Ayman didn’t get a job but that wasn’t too bad as my job was very highly paid but when we wanted to have children it was more of a problem. Ayman got a lot of money from another member called George Wall and he spent it on the most stupid unnecessary stuff. TV’s, video players and satellite dishes. As for our finances, despite giving him £1,800 a month I still had to clear his credit card bills. I paid all the mortgage, insurance, tax etc he only had to buy petrol and food. Just before he died in 2002 I was getting 10,000 a month from my company and we still had a massive overdraft.
Amira
In 1990 we decided to try for a child, I was 35 so it became an issue. My first pregnancy ended in a miscarriage but the doctor reassured us it was ok to try again. He just said could you wait until you get out of my office, most amusing.
Amira was born 20 September 1990; I had to have a C-section and ended up staying in hospital for 10 days. Whilst I was there Ayman had the chimney breasts removed and the house re-carpeted. We were still in the cult so I had masses of flowers and cards. I bought the entire baby stuff from some cult leaders who were returning to the US. Car seats, baths, chest of drawers, bouncy cradle and all the clothes for the first year.
Leaving the Cult
All the time I was there pressure was put on you to bring visitors and convert them. I was useless at this and was given a hard time. A really hard time, Ayman was good at it and what with being an ex Muslim they loved him. He didn’t have any income, his family had but him off so I guess I was most attractive having a good job, house and car. In retrospect I have no idea what he really felt about me. I took him at his word, his mother had killed herself because he had converted and his brother had come to the UK to kill him. More about that later. I believed everything he told me.

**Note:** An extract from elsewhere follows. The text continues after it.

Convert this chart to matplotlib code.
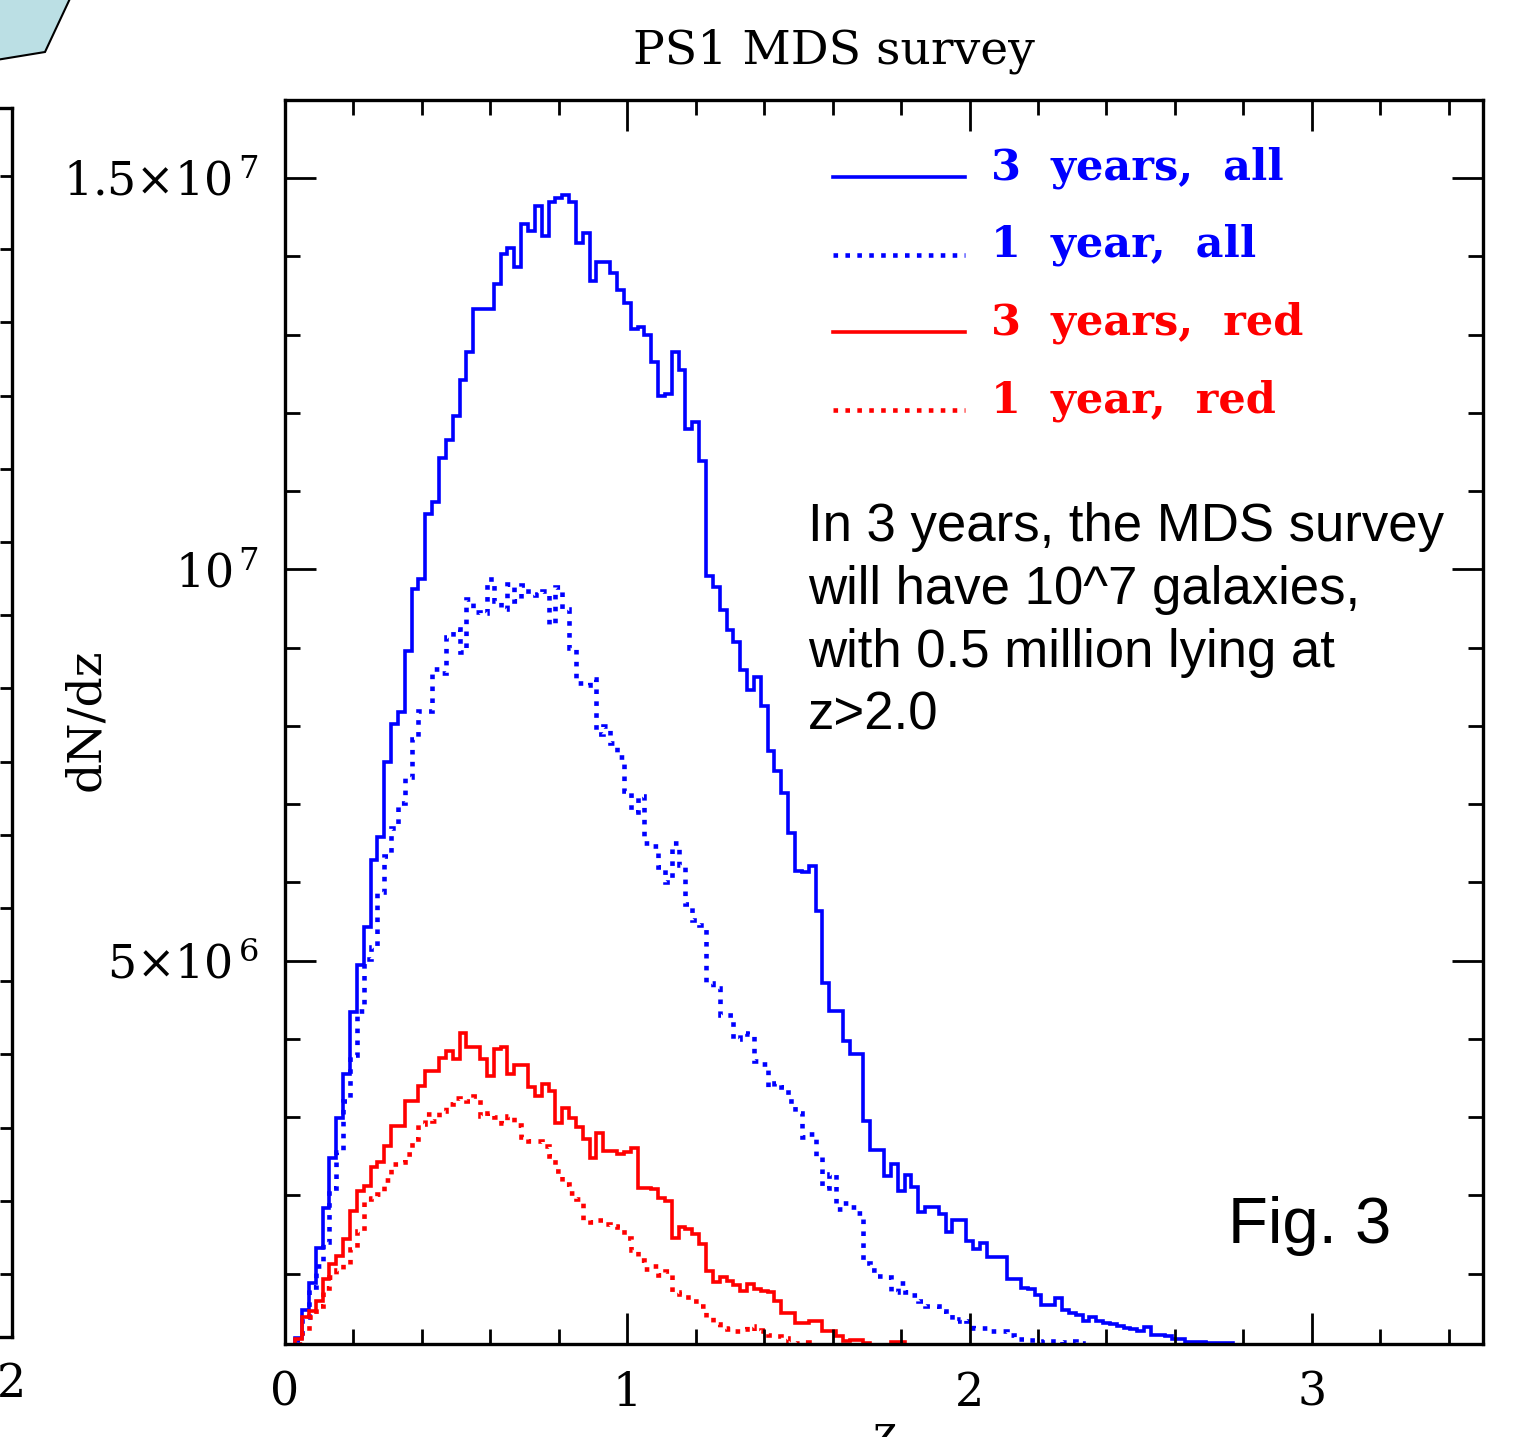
import numpy as np
import matplotlib
matplotlib.use("Agg")
import matplotlib.pyplot as plt
from matplotlib.lines import Line2D
from matplotlib.patches import Polygon
from matplotlib.legend_handler import HandlerLine2D
from matplotlib.ticker import MultipleLocator, FixedLocator, FixedFormatter

plt.rcParams["mathtext.fontset"] = "dejavuserif"

W, H, DPI = 1516, 1437, 100

# Histogram binning in redshift
bin_width = 0.02
z_first_edge = 0.03

# dN/dz per redshift bin, in units of 1e6 galaxies
all_3yr = [
    0.18, 0.54, 0.88, 1.33, 1.84, 2.48, 2.99, 3.55, 4.34, 4.95,
    5.43, 6.28, 6.58, 7.54, 8.03, 8.18, 8.96, 9.75, 9.88, 10.71,
    10.86, 11.42, 11.66, 11.96, 12.42, 12.78, 13.33, 13.33, 13.33, 13.65,
    14.03, 14.11, 13.87, 14.42, 14.33, 14.64, 14.26, 14.70, 14.75, 14.78,
    14.70, 14.17, 14.30, 13.69, 13.93, 13.93, 13.79, 13.57, 13.41, 13.07,
    13.10, 13.00, 12.65, 12.22, 12.24, 12.78, 12.55, 11.80, 11.89, 11.39,
    9.91, 9.77, 9.48, 9.23, 9.07, 8.72, 8.46, 8.63, 8.25, 7.68,
    7.42, 7.14, 6.63, 6.15, 6.13, 6.21, 5.64, 4.71, 4.36, 4.36,
    3.97, 3.81, 3.81, 2.95, 2.58, 2.58, 2.25, 2.40, 2.05, 2.26,
    2.11, 1.79, 1.85, 1.85, 1.76, 1.53, 1.68, 1.68, 1.42, 1.31,
    1.39, 1.21, 1.21, 1.21, 0.93, 0.93, 0.82, 0.80, 0.72, 0.60,
    0.60, 0.69, 0.53, 0.50, 0.47, 0.39, 0.44, 0.39, 0.37, 0.35,
    0.33, 0.31, 0.29, 0.27, 0.32, 0.22, 0.21, 0.20, 0.16, 0.16,
    0.13, 0.13, 0.13, 0.11, 0.11, 0.11, 0.11,
]
all_1yr = [
    0.15, 0.45, 0.83, 1.10, 1.40, 2.10, 2.55, 3.20, 3.80, 4.35,
    5.02, 5.17, 5.88, 6.34, 6.69, 7.01, 7.35, 7.83, 8.19, 8.19,
    8.73, 8.67, 9.14, 9.24, 8.95, 9.62, 9.45, 9.44, 9.88, 9.60,
    9.50, 9.82, 9.60, 9.80, 9.68, 9.67, 9.72, 9.30, 9.78, 9.50,
    9.00, 8.55, 8.52, 8.60, 7.90, 8.00, 7.78, 7.60, 7.17, 6.90,
    7.10, 6.50, 6.47, 6.20, 6.00, 6.50, 6.22, 5.72, 5.52, 5.45,
    4.72, 4.65, 4.30, 4.30, 4.00, 4.08, 4.06, 3.72, 3.68, 3.38,
    3.44, 3.38, 3.21, 3.05, 2.74, 2.78, 2.50, 2.10, 2.27, 1.83,
    1.90, 1.85, 1.78, 1.14, 1.05, 0.97, 0.95, 0.76, 0.88, 0.76,
    0.72, 0.65, 0.59, 0.59, 0.52, 0.48, 0.40, 0.42, 0.40, 0.31,
    0.30, 0.27, 0.27, 0.27, 0.22, 0.17, 0.16, 0.15, 0.14, 0.12,
    0.14, 0.14, 0.12, 0.14, 0.11,
]
red_3yr = [
    0.16, 0.44, 0.52, 0.65, 0.93, 1.12, 1.23, 1.44, 1.80, 2.06,
    2.12, 2.36, 2.42, 2.63, 2.89, 2.89, 3.21, 3.21, 3.40, 3.59,
    3.59, 3.76, 3.85, 3.74, 4.08, 3.89, 3.89, 3.74, 3.53, 3.87,
    3.89, 3.55, 3.66, 3.66, 3.38, 3.27, 3.42, 3.34, 2.93, 3.12,
    2.99, 2.87, 2.72, 2.48, 2.80, 2.57, 2.57, 2.53, 2.55, 2.61,
    2.10, 2.10, 2.08, 1.97, 1.93, 1.46, 1.59, 1.57, 1.50, 1.38,
    1.03, 0.89, 0.95, 0.91, 0.86, 0.78, 0.87, 0.80, 0.78, 0.76,
    0.65, 0.49, 0.49, 0.37, 0.37, 0.39, 0.39, 0.27, 0.27, 0.20,
    0.14, 0.15, 0.15, 0.11, 0.06, 0.06, 0.06, 0.13, 0.12,
]
red_1yr = [
    0.10, 0.25, 0.45, 0.58, 0.82, 0.95, 1.04, 1.12, 1.31, 1.55,
    1.95, 1.97, 2.02, 2.20, 2.40, 2.43, 2.53, 2.72, 2.91, 3.04,
    2.95, 3.08, 3.17, 3.25, 3.23, 3.21, 3.27, 3.02, 3.05, 3.00,
    2.93, 3.02, 2.90, 2.74, 2.70, 2.70, 2.63, 2.50, 2.31, 2.15,
    2.03, 1.95, 1.68, 1.66, 1.68, 1.63, 1.61, 1.60, 1.45, 1.30,
    1.18, 1.06, 1.10, 0.98, 1.03, 0.76, 0.74, 0.70, 0.65, 0.58,
    0.45, 0.35, 0.31, 0.29, 0.27, 0.29, 0.33, 0.27, 0.28, 0.22,
    0.20, 0.18, 0.12, 0.11, 0.12, 0.11, 0.09,
]

series_labels = ["3  years,  all", "1  year,  all", "3  years,  red", "1  year,  red"]
series_colors = ["#0000ff", "#0000ff", "#ff0000", "#ff0000"]
series_solid = [True, False, True, False]

x_major_values = [0, 1, 2, 3]
x_major_labels = ["0", "1", "2", "3"]
y_major_values = [5e6, 1e7, 1.5e7]
y_major_labels = [r"$5{\times}10^{\,6}$", r"$10^{\,7}$", r"$1.5{\times}10^{\,7}$"]

SERIF = ["DejaVu Serif", "DejaVu Sans"]
SANS = ["Liberation Sans", "DejaVu Sans"]
LW_SOLID = 2.6
LW_DOT = 3.3
DOT = (0, (1.0, 1.6))

fig = plt.figure(figsize=(W / DPI, H / DPI), dpi=DPI, facecolor="white")


def fx(px):
    return px / W


def fy(py):
    return 1 - py / H


class LowLineHandler(HandlerLine2D):
    """Legend key line drawn near the text baseline."""

    def create_artists(self, legend, orig_handle, xdescent, ydescent,
                       width, height, fontsize, trans):
        arts = super().create_artists(legend, orig_handle, xdescent, ydescent,
                                      width, height, fontsize, trans)
        for a in arts:
            a.set_ydata(np.asarray(a.get_ydata(), dtype=float) - 0.3 * fontsize)
        return arts


# Neighbouring panel, mostly off the left edge
ax0 = fig.add_axes([fx(12 - 400), fy(1337), 400 / W, (1337 - 108) / H])
ax0.set_xlim(0, 2)
ax0.set_ylim(0.14, 16.93)
for s in ax0.spines.values():
    s.set_linewidth(2.4)
ax0.yaxis.tick_right()
ax0.yaxis.set_major_locator(MultipleLocator(1))
ax0.yaxis.set_major_formatter(FixedFormatter([]))
ax0.tick_params(axis="y", which="both", direction="in", length=9, width=2.0,
                labelright=False)
ax0.xaxis.set_major_locator(FixedLocator([2]))
ax0.xaxis.set_major_formatter(FixedFormatter(["2"]))
ax0.tick_params(axis="x", length=0, pad=18, labelsize=33)
for t in ax0.get_xticklabels():
    t.set_fontfamily(SERIF)

# Main panel
ax = fig.add_axes([fx(285), fy(1344), (1483 - 285) / W, (1344 - 100) / H])
ax.set_xlim(0, 3.5)
ax.set_ylim(1e5, 1.6e7)

series = [all_3yr, all_1yr, red_3yr, red_1yr]
handles = []
for vals, col, solid, lab in zip(series, series_colors, series_solid, series_labels):
    v = np.asarray(vals) * 1e6
    edges = z_first_edge + bin_width * np.arange(len(v) + 1)
    if solid:
        ax.stairs(v, edges, baseline=0, color=col, lw=LW_SOLID, joinstyle="miter")
        handles.append(Line2D([], [], color=col, lw=LW_SOLID, label=lab))
    else:
        ax.stairs(v, edges, baseline=0, color=col, lw=LW_DOT, linestyle=DOT,
                  joinstyle="miter", capstyle="butt")
        handles.append(Line2D([], [], color=col, lw=LW_DOT, linestyle=DOT,
                              dash_capstyle="butt", label=lab))

for s in ax.spines.values():
    s.set_linewidth(2.4)
ax.xaxis.set_major_locator(FixedLocator(x_major_values))
ax.xaxis.set_minor_locator(MultipleLocator(0.2))
ax.xaxis.set_major_formatter(FixedFormatter(x_major_labels))
ax.yaxis.set_major_locator(FixedLocator(y_major_values))
ax.yaxis.set_minor_locator(MultipleLocator(1e6))
ax.yaxis.set_major_formatter(FixedFormatter(y_major_labels))
ax.tick_params(which="both", direction="in", top=True, right=True, width=2.0)
ax.tick_params(which="major", length=22)
ax.tick_params(which="minor", length=10.5)
ax.tick_params(axis="x", which="major", pad=19, labelsize=33)
ax.tick_params(axis="y", which="major", pad=19, labelsize=33)
for t in ax.get_xticklabels() + ax.get_yticklabels():
    t.set_fontfamily(SERIF)

leg = ax.legend(handles=handles, loc="upper left", bbox_to_anchor=(0.4574, 0.963),
                frameon=False, handlelength=3.06, handletextpad=0.62,
                labelspacing=0.82, borderpad=0, borderaxespad=0,
                prop={"family": SERIF, "size": 31, "weight": "bold"},
                labelcolor="linecolor",
                handler_map={Line2D: LowLineHandler()})

fig.text(fx(834), fy(63), "PS1 MDS survey", ha="center", va="baseline",
         fontsize=34, family=SERIF)
fig.text(fx(86), fy(720), "dN/dz", ha="center", va="center", rotation=90,
         fontsize=34, family=SERIF)
fig.text(fx(884), fy(1448), "z", ha="center", va="baseline",
         fontsize=33, family=SERIF)

fig.text(fx(808), fy(502),
         "In 3 years, the MDS survey\nwill have 10^7 galaxies,\n"
         "with 0.5 million lying at\nz>2.0",
         ha="left", va="top", fontsize=38, family=SANS, linespacing=1.33)
fig.text(fx(1228), fy(1243), "Fig. 3", ha="left", va="baseline",
         fontsize=47, family=SANS)

# Callout shape in the top-left corner
corner = Polygon([(fx(-10), fy(-10)), (fx(74), fy(-10)), (fx(45), fy(52)),
                  (fx(-10), fy(61))], closed=True, transform=fig.transFigure,
                 facecolor="#bbdfe4", edgecolor="black", lw=1.5)
fig.add_artist(corner)

fig.savefig("out.png", dpi=DPI, facecolor="white")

When we had Amira it put a different perspective on the cult, there were things that were off before but when you asked to take a 6 week old baby out on a November night evangelising you start seeing their advice wasn’t always the best. Ayman and I agreed about this and this was radical as you only respected the opinions of other cult members because any one else was being used by Satan. Then we started talking about other things, he knew about financial irregulraties with tape sales being used as pocket oney by the evangelists and I knew about payroll and tax affairs we tried to talk to the leaders about this. Thinking because they were American perhaps they didn’t know UK law. Our points were dismissed and we were perceived as troublemakers. Struggling Christians. We were contacted by some journalists and said we were worried they were turning into a cult. Then we were disfellowshipped. We were on our own with a new baby. Them we started to campaign against them worning others.